A Place of Renewal
New Rockefeller Preserve enhances the family’s legacy of preservation in Grand Teton National Park
The 1,106-acre Rockefeller Preserve, with its minimal man-made intrusions, is the newest addition to Grand Teton National Park.
A stillness dominates the sagebrush flat on the Laurance S. Rockefeller Preserve. All is silent except for the rustling of leaves and the soft beating of goose wings on a small pond. The hubbub of Moose Junction seems far away.
If the wishes of Rockefeller, who passed away at age ninety-four in July 2004, stay the course, this newly added portion of Grand Teton National Park will remain like it is: serene and unspoiled, a “place of physical and spiritual renewal,” where one can contemplate nature and humankind’s role in protecting it.
Vague scars of upturned rock and soil reveal where buildings and roads once interrupted the landscape. According to local project director Clay James, workers removed seven miles of asphalt and hauled away the remains of thirty-one buildings in preparation for the preserve’s opening in the fall of 2007.
Now, with the exception of a modest visitor center, bathrooms, and a diminutive parking lot, the 1,106-acre former JY Ranch reverts back to its original residents: moose, that is, and bears, osprey, eagles, and coyotes.
“We’ve restored it to as near natural condition as we could realize,” James says.
The preserve’s designers kept the parking lot small in order to limit the number of people who could visit the site at any given time, thereby helping to maintain the sense of solitude. Grand Teton Superintendent Mary Gibson Scott said providing access to visitors, while preserving the area in its natural state, will require intensive management. “[The balance] will be a challenge to actually achieve,” she says. “That is the intent of the gift. There are high expectations.”
Even the visitor center’s architect, John Carney, downplays the building. The small structure isn’t the centerpiece, he argues; it merely augments the seven miles of professionally built trails that are the main attraction.
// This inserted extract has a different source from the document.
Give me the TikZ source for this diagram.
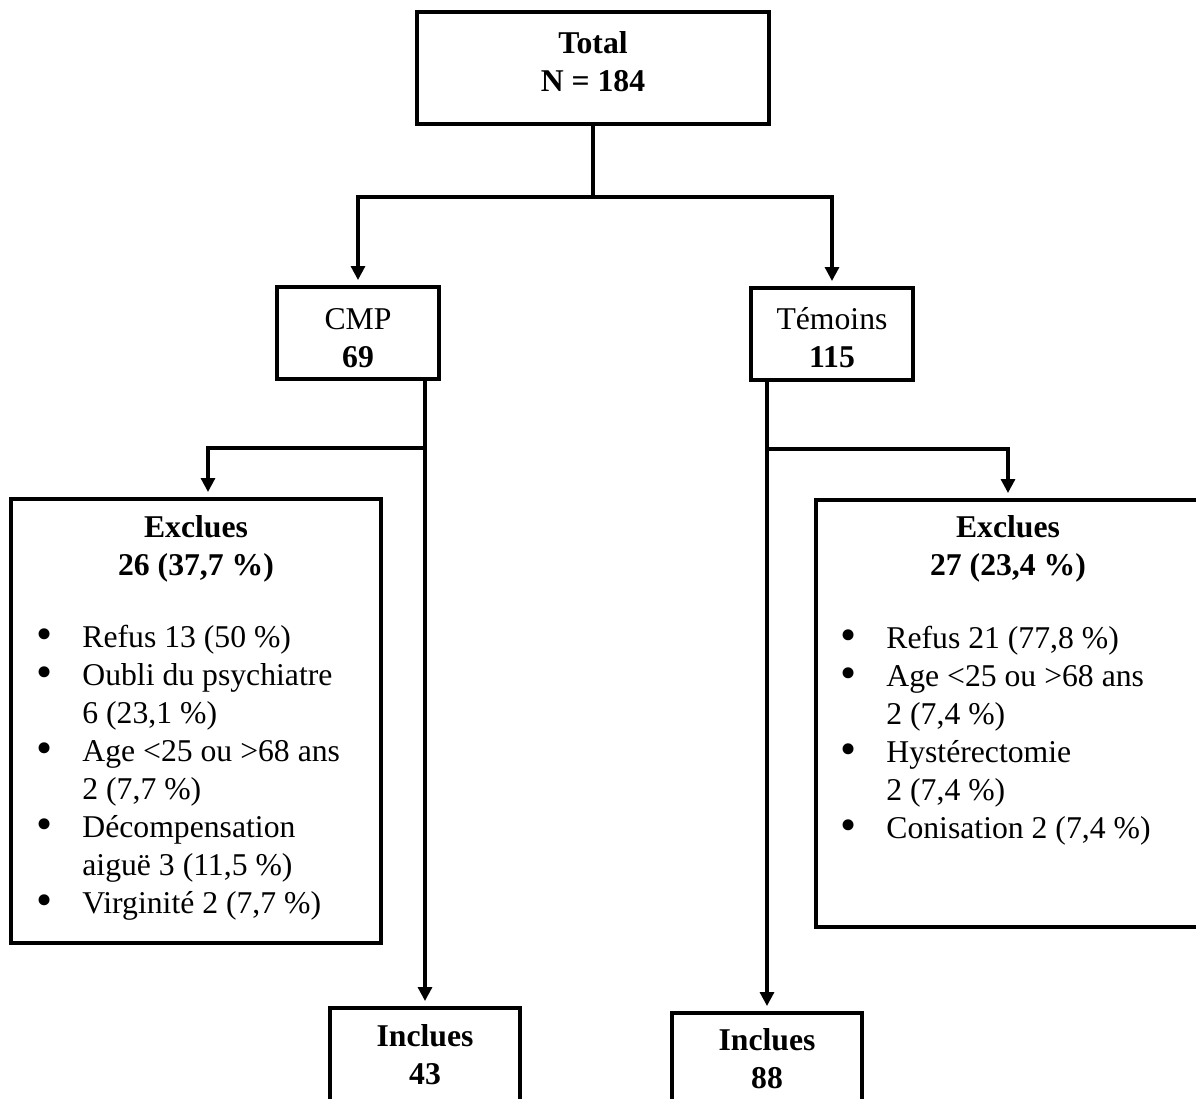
\documentclass[tikz,border=0pt]{standalone}
\usepackage{fontspec}
\setmainfont{Liberation Serif}
\usetikzlibrary{arrows.meta}
\newcommand{\bigbul}{\raisebox{-1.2pt}{\scalebox{1.45}{•}}}
\begin{document}
\begin{tikzpicture}[x=0.5pt,y=-0.5pt,
  every node/.style={font=\fontsize{15.85}{19}\selectfont},
  boxx/.style={draw,line width=2pt,rectangle,inner sep=0pt},
  txt/.style={align=center,inner sep=0pt},
  conn/.style={line width=1.6pt},
  arr/.style={line width=1.6pt,-{Triangle[width=7pt,length=7pt]},shorten >=2.5pt}]
\clip (0,0) rectangle (1196,1099);
\fill[white] (0,0) rectangle (1196,1099);
% boxes
\node[boxx,minimum width=176pt,minimum height=56pt] (total) at (593,68) {};
\node[txt] (totaltxt) at (593,62) {\textbf{Total}\\\textbf{N = 184}};
\node[boxx,minimum width=81pt,minimum height=46pt] (cmp) at (358,333) {};
\node[txt] (cmptxt) at (358,338) {CMP\\\textbf{69}};
\node[boxx,minimum width=81pt,minimum height=46pt] (tem) at (832,334) {};
\node[txt] (temtxt) at (832,338) {Témoins\\\textbf{115}};
\node[boxx,minimum width=185pt,minimum height=222pt] (exclL) at (196,721) {};
\node[txt] (exclLtitle) at (196,549) {\textbf{Exclues}\\\textbf{26 (37,7 \%)}};
\node[anchor=base west,inner sep=0pt] (exclLlist) at (36,647) {%
  \begin{tabular}[t]{@{}p{23pt}@{}l@{}}
  \bigbul & Refus 13 (50 \%)\\
  \bigbul & Oubli du psychiatre\\
    & 6 (23,1 \%)\\
  \bigbul & Age <25 ou >68 ans\\
    & 2 (7,7 \%)\\
  \bigbul & Décompensation\\
    & aiguë 3 (11,5 \%)\\
  \bigbul & Virginité 2 (7,7 \%)
  \end{tabular}};
\node[boxx,minimum width=192pt,minimum height=213.5pt] (exclR) at (1008,713.5) {};
\node[txt] (exclRtitle) at (1008,549) {\textbf{Exclues}\\\textbf{27 (23,4 \%)}};
\node[anchor=base west,inner sep=0pt] (exclRlist) at (840,648) {%
  \begin{tabular}[t]{@{}p{23pt}@{}l@{}}
  \bigbul & Refus 21 (77,8 \%)\\
  \bigbul & Age <25 ou >68 ans\\
    & 2 (7,4 \%)\\
  \bigbul & Hystérectomie\\
    & 2 (7,4 \%)\\
  \bigbul & Conisation 2 (7,4 \%)
  \end{tabular}};
\node[boxx,minimum width=95pt,minimum height=57pt] (inclL) at (425,1065) {};
\node[txt] (inclLtxt) at (425,1055) {\textbf{Inclues}\\\textbf{43}};
\node[boxx,minimum width=95pt,minimum height=57pt] (inclR) at (767,1070) {};
\node[txt] (inclRtxt) at (767,1059) {\textbf{Inclues}\\\textbf{88}};
% connectors
\coordinate (tj) at (593,197);
\coordinate (cj) at (425,448);
\coordinate (rj) at (767,449);
\draw[conn] (total.south) -- (tj);
\draw[arr] (tj) -| (cmp.north);
\draw[arr] (tj) -| (tem.north);
\draw[arr] (cmp.south -| cj) -- (inclL.north);
\draw[arr] (cj) -| ([xshift=6pt]exclL.north);
\draw[arr] (tem.south -| rj) -- (inclR.north);
\draw[arr] (rj) -| (exclR.north);
\end{tikzpicture}
\end{document}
The paths lead hikers through six different ecological zones—stream, boulder field, forest, wetland, meadow, and sagebrush—en route to Phelps Lake, where the Rockefeller family once cruised in a pair of wooden Chris-Craft motorboats.
Beginning behind the visitor center, the trail winds along Lake Creek until splitting at a bridge. From there, both forks cross the Moose-Wilson Road and head up to meet trails below the lake. Rockefeller requested that the first half mile of the trail be wheelchair accessible, complete with several seating areas and wooden platforms, all designed to give a greater number of people access to the creek.
Rockefeller hoped the preserve would help carry on the legacy of his father, John D. Rockefeller Jr., who over his lifetime was key to the very creation of Grand Teton National Park. “Father enjoyed being in locations of great natural beauty,” Laurance once said. “I shared his feel of the land and its beauty, and the personal joy of preserving and enhancing it. [How] we treat our land, how we build on it, how we act toward our air and water will, in the long run, tell what kind of people we really are.”
“I think it’s a tremendous gift from the family,” James says. “We want people to experience the land, to learn to be better stewards of the land.”